NB: The article uses $x$ instead of $q$, but I'll avoid that since $x$ is often used for sampled values from the model rather than model parameters. Also, the article uses the notation $p^j$ instead of $p_j$ for coordinates of the geometry, which is common in differential geometry, but may be confusing when not familiar with it, so I'll stick with subscripts $p_j$ and $q_j$.

To give an analogy, suppose you have a map showing the northern hemisphere ($z\ge0$) of the unit sphere $x^2+y^2+z^2=1$ projected onto the plane, $(x,y)$. Close to the pole, $(x,y,z)=(0,0,1)$, the distance on the map will correspond well to the distance on the sphere. However, close to the equator, $z=0$, a point a small distance $\epsilon>0$ from the equator on the sphere will and up a distance $\sim\epsilon^2$ from the equator on the $(x,y)$ map.

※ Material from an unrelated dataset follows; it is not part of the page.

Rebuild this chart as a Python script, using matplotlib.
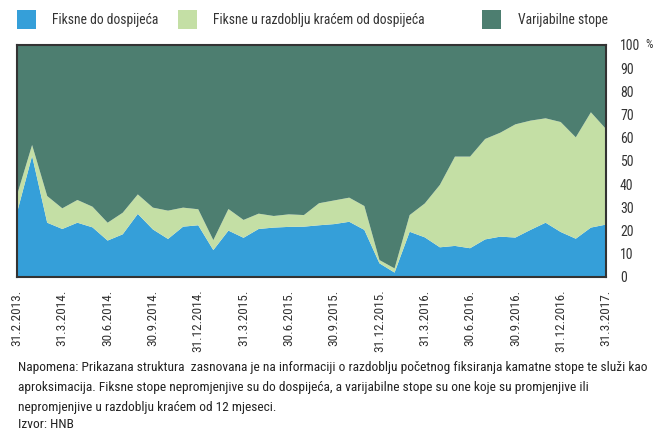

The two quotes from the article, that you are trying to understand, sound like not very clear explanations.

The first simply states that if you fix one parameter to zero, say $p_k=0$ for some $k$, then the distance depends on the remaining parameters. Perhaps it is just a somewhat clumsy way of trying to explain that even at $p_k=0$, the metric for the remaining parameters is still a valid metric: ie not infinite (except when remaining parameters approach zero as well).

The second quote, I have some difficulty making sense of. Despite the metric in terms of $p_i$ being singular at the edge, the distance (ie metric distance) to the edge is finite, so why they claim that it "diverges" beats me.

I haven't read the full article, so it may well be that the issue simply is the difficulty of trying to explain differential geometry (the math of curved surfaces/manifolds) within the scope of a short article to an audience that are not expected to have prior knowledge of that field.